Historically, the forests of the Sierra Nevada were of a mixed conifer composition, dictated by soil, slope, aspect, and elevation, as well as water availability, and were largely fire-adapted. However, 150 years of fire exclusion, aggressive logging of native forests and conversion of these to homogenous over-stocked pine plantations, combined with extensive drought, and expansion of the range and influence of the pine-bark beetle, have served to generate an unprecedented tree-mortality event that some claim has affected over 100 million trees. The debate about how to respond to this tree-mortality crisis exemplifies the “Pandora’s Box” effect of past, aggressive logging of the native “old growth” forests and replacement of these with young, overstocked, under-performing, homogenous pine tree plantations, which represents a much greater hazard for large-scale, high intensity wildfire than did the native, fire-adapted forests.

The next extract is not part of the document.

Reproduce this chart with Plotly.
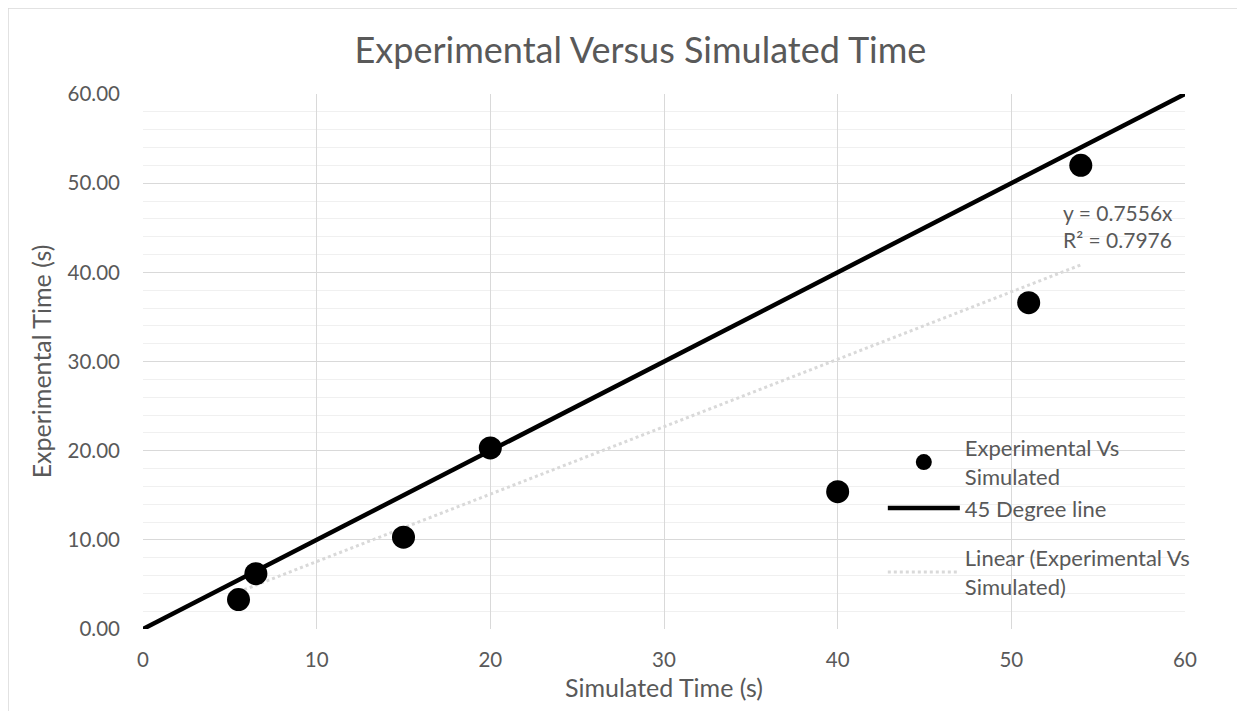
import numpy as np
import plotly.graph_objects as go

# Data
simulated_time = [5.5, 6.5, 15, 20, 40, 51, 54]
experimental_time = [3.3, 6.2, 10.3, 20.3, 15.4, 36.6, 52.0]
line45_x = [0, 60]
line45_y = [0, 60]
y_ticks = [0, 10, 20, 30, 40, 50, 60]
x_ticks = [0, 10, 20, 30, 40, 50, 60]

# Linear trendline through origin (as in the original spreadsheet)
xs = np.array(simulated_time)
ys = np.array(experimental_time)
slope = float((xs * ys).sum() / (xs * xs).sum())
trend_x = [xs.min(), xs.max()]
trend_y = [slope * v for v in trend_x]

FONT = "Lato"
GREY = "#595959"

fig = go.Figure()
fig.add_trace(go.Scatter(
    x=trend_x, y=trend_y, mode="lines",
    line=dict(color="#D9D9D9", width=3, dash="dot"),
    name="Linear (Experimental Vs<br>Simulated)", legend="legend2"))
fig.add_trace(go.Scatter(
    x=line45_x, y=line45_y, mode="lines",
    line=dict(color="black", width=4.5),
    name="45 Degree line", legendrank=2))
fig.add_trace(go.Scatter(
    x=simulated_time, y=experimental_time, mode="markers",
    marker=dict(color="black", size=23),
    name="Experimental Vs<br>Simulated", legendrank=1))

fig.add_annotation(
    x=(1053 - 135) / 1042, xref="paper", y=(621 - 218) / 535, yref="paper",
    text="y = 0.7556x<br>R² = 0.7976", showarrow=False, align="left",
    xanchor="left", yanchor="middle",
    font=dict(family=FONT, size=21, color=GREY))

fig.add_shape(type="rect", xref="paper", yref="paper",
              x0=(0 - 135) / 1042, x1=(1260 - 135) / 1042,
              y0=(621 - 730) / 535, y1=(621 - 0) / 535,
              line=dict(color="#D9D9D9", width=1.5), layer="below")

legend_font = dict(family=FONT, size=22, color=GREY)
fig.update_layout(
    width=1245, height=711,
    margin=dict(l=135, r=68, t=86, b=90),
    paper_bgcolor="white", plot_bgcolor="white",
    title=dict(text="Experimental Versus Simulated Time", x=0.508, xanchor="center",
               y=1 - 42 / 711, yanchor="middle",
               font=dict(family=FONT, size=36, color=GREY)),
    font=dict(family=FONT, color=GREY),
    showlegend=True,
    legend=dict(x=0.710, y=(621 - 419) / 535, xanchor="left", yanchor="top",
                bgcolor="rgba(0,0,0,0)", font=legend_font, itemwidth=72),
    legend2=dict(x=0.710, y=(621 - 529) / 535, xanchor="left", yanchor="top",
                 bgcolor="rgba(0,0,0,0)", font=legend_font, itemwidth=72),
    xaxis=dict(range=[0, 60], tickvals=x_ticks, showgrid=True, gridcolor="#D9D9D9",
               gridwidth=1.3, zeroline=False, showline=False,
               tickfont=dict(family=FONT, size=20.5, color=GREY),
               ticklabelstandoff=16,
               title=dict(text="Simulated Time (s)", font=dict(family=FONT, size=25, color=GREY),
                          standoff=9)),
    yaxis=dict(range=[0, 60], tickvals=y_ticks, tickformat=".2f", showgrid=True,
               gridcolor="#D9D9D9", gridwidth=1.3, zeroline=False, showline=False,
               tickfont=dict(family=FONT, size=20.5, color=GREY),
               ticklabelstandoff=22,
               minor=dict(dtick=2, showgrid=True, gridcolor="#F0F0F0", gridwidth=1),
               title=dict(text="Experimental Time (s)", font=dict(family=FONT, size=25, color=GREY),
                          standoff=8)),
)

fig.write_html("out.html")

Instead of having a mix of large, well-spaced, fire-adapted tree species with higher branches and crowns, the homogenous, even-aged and over-crowded pine plantations of the Sierra Nevada are a tinder box, and a potentially significant source of carbon dioxide emissions, either as a result of large-scale high-intensity fire, or from mass die-offs, and decomposition.
The one-two punch of logging native “old growth” forests, resulting in the loss of both the living, breathing woody biomass and the associated carbon dioxide that was once stored, and the replacement of these with industrial tree plantations largely harvested on short even aged rotations, deprives California of critical forestland productivity, and has turned our forests into a net source of carbon dioxide emissions instead of a carbon sink.

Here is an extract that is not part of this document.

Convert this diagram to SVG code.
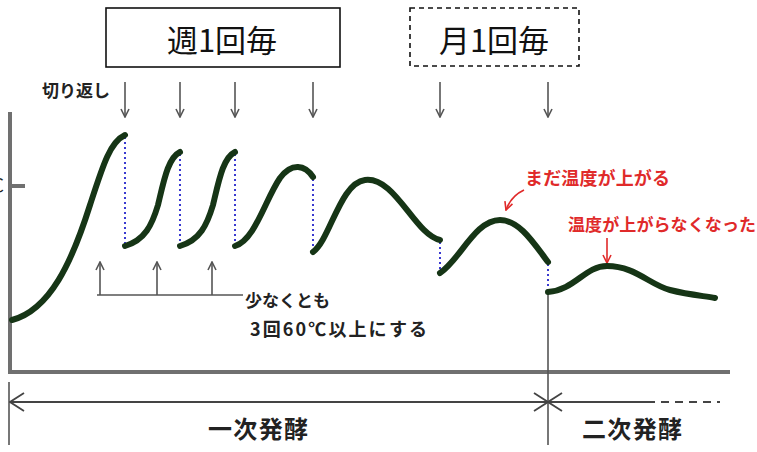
<svg xmlns="http://www.w3.org/2000/svg" width="757" height="452" viewBox="0 0 757 452">
<defs>
<style>
.jp{font-family:"Noto Sans CJK JP","Noto Sans",sans-serif;}
.b{font-weight:bold;}
.box{fill:#fff;stroke:#111;stroke-width:1.6;}
.dash{stroke-dasharray:5,4;}
.curve{fill:none;stroke:#163516;stroke-width:6;stroke-linecap:round;stroke-linejoin:round;}
.dot{stroke:#3a3ad0;stroke-width:2;stroke-dasharray:2,3;fill:none;}
.axis{stroke:#707070;stroke-width:4;fill:none;}
.thin{stroke:#555;stroke-width:1.6;fill:none;}
.red{stroke:#e02a2a;stroke-width:1.6;fill:none;}
.redt{fill:#e02a2a;}
</style>
<marker id="ah" viewBox="0 0 10 10" refX="9" refY="5" markerWidth="10" markerHeight="10" markerUnits="userSpaceOnUse" orient="auto">
<path d="M1,1 L9,5 L1,9" fill="none" stroke="#555" stroke-width="1.6"/>
</marker>
<marker id="ahr" viewBox="0 0 10 10" refX="9" refY="5" markerWidth="10" markerHeight="10" markerUnits="userSpaceOnUse" orient="auto">
<path d="M1,1 L9,5 L1,9" fill="none" stroke="#e02a2a" stroke-width="1.6"/>
</marker>
<marker id="ahb" viewBox="0 0 16 20" refX="15" refY="10" markerWidth="16" markerHeight="20" markerUnits="userSpaceOnUse" orient="auto-start-reverse">
<path d="M1,1 L15,10 L1,19" fill="none" stroke="#444" stroke-width="1.8"/>
</marker>
</defs>

<g id="box-weekly">
<rect class="box" x="106" y="8" width="234" height="59"/>
<text class="jp" x="222" y="52" font-size="31" text-anchor="middle" fill="#111">週1回毎</text>
</g>
<g id="box-monthly">
<rect class="box dash" x="410" y="8" width="169" height="58"/>
<text class="jp" x="494" y="52" font-size="31" text-anchor="middle" fill="#111">月1回毎</text>
</g>

<g id="label-kirikaeshi">
<text class="jp b" x="42" y="97" font-size="17" fill="#222">切り返し</text>
</g>

<g id="axes">
<path class="axis" d="M10,112 L10,372 L730,372"/>
<line class="axis" x1="10" y1="186" x2="25" y2="186"/>
<text class="jp" x="4" y="192" font-size="18" text-anchor="end" fill="#222">℃</text>
</g>

<g id="connectors">
<line class="thin" x1="125" y1="82" x2="125" y2="117" marker-end="url(#ah)"/>
<line class="thin" x1="180" y1="82" x2="180" y2="117" marker-end="url(#ah)"/>
<line class="thin" x1="235" y1="82" x2="235" y2="117" marker-end="url(#ah)"/>
<line class="thin" x1="313" y1="82" x2="313" y2="117" marker-end="url(#ah)"/>
<line class="thin" x1="440" y1="82" x2="440" y2="117" marker-end="url(#ah)"/>
<line class="thin" x1="548" y1="82" x2="548" y2="117" marker-end="url(#ah)"/>

<line class="dot" x1="125" y1="137" x2="125" y2="245"/>
<line class="dot" x1="180" y1="154" x2="180" y2="245"/>
<line class="dot" x1="235" y1="154" x2="235" y2="245"/>
<line class="dot" x1="313" y1="179" x2="313" y2="251"/>
<line class="dot" x1="440" y1="242" x2="440" y2="272"/>
<line class="dot" x1="548" y1="264" x2="548" y2="291"/>

<line class="thin" x1="97" y1="295" x2="243" y2="295"/>
<line class="thin" x1="100" y1="295" x2="100" y2="262" marker-end="url(#ah)"/>
<line class="thin" x1="157" y1="295" x2="157" y2="262" marker-end="url(#ah)"/>
<line class="thin" x1="212" y1="295" x2="212" y2="262" marker-end="url(#ah)"/>

<path class="red" d="M524,190 Q511,196 506,210" marker-end="url(#ahr)"/>
<line class="red" x1="607" y1="238" x2="607" y2="263" marker-end="url(#ahr)"/>

<line class="thin" x1="9" y1="382" x2="9" y2="445"/>
<line class="thin" x1="548" y1="292" x2="548" y2="445"/>
<line stroke="#444" stroke-width="2" x1="10" y1="402" x2="548" y2="402" marker-start="url(#ahb)" marker-end="url(#ahb)"/>
<line stroke="#444" stroke-width="2" x1="548" y1="402" x2="655" y2="402" marker-start="url(#ahb)"/>
<line stroke="#444" stroke-width="2" stroke-dasharray="8,6" x1="661" y1="402" x2="720" y2="402"/>
</g>

<g id="temperature-curves">
<path class="curve" d="M12,320 C50,310 72,262 90,205 C103,165 110,142 125,135"/>
<path class="curve" d="M125,246 C145,240 152,225 158,205 C164,180 168,158 180,152"/>
<path class="curve" d="M180,246 C200,240 207,225 213,205 C219,180 223,158 235,152"/>
<path class="curve" d="M235,246 C255,240 265,200 280,178 C292,162 305,165 313,177"/>
<path class="curve" d="M313,252 C330,240 340,183 365,180 C395,176 415,235 440,240"/>
<path class="curve" d="M440,273 C460,260 475,220 500,220 C520,220 535,245 548,262"/>
<path class="curve" d="M548,292 C575,290 585,266 607,266 C635,266 650,285 670,290 C690,295 705,296 715,298"/>
</g>

<g id="label-min3">
<text class="jp b" x="245" y="307" font-size="17" fill="#222" textLength="85">少なくとも</text>
<text class="jp b" x="250" y="336" font-size="18" fill="#222" textLength="177">3回60℃以上にする</text>
</g>

<g id="label-still-rising">
<text class="jp b redt" x="525" y="185" font-size="18" textLength="145">まだ温度が上がる</text>
</g>
<g id="label-stopped">
<text class="jp b redt" x="568" y="231" font-size="17" textLength="188">温度が上がらなくなった</text>
</g>

<g id="label-primary">
<text class="jp b" x="258" y="438" font-size="24" text-anchor="middle" fill="#222" textLength="100">一次発酵</text>
</g>
<g id="label-secondary">
<text class="jp b" x="632" y="438" font-size="24" text-anchor="middle" fill="#222" textLength="100">二次発酵</text>
</g>
</svg>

The solution seems simple; extend forest harvest rotations, increase forest diversity and move industrial logging away from even-aged to multi-aged management to increase total biomass and carbon storage in trees and other herbaceous woody forest plants. Unfortunately, contemporary Forest Practice Rules fail to constrain harvest on industrial ownerships in any meaningful way, and as we know, the Department of Forestry is asleep at the wheel. If California can’t change the “business as usual” mentality of our forest products industry, there’s little hope that the state’s ambitious plans to combat the causes and effects of climate change will ever succeed. EPIC is dedicated to ensuring that the forests of North West California are protected, enhanced, and restored, and are managed for maximizing benefits to combating the causes and effects of global and regional climate change.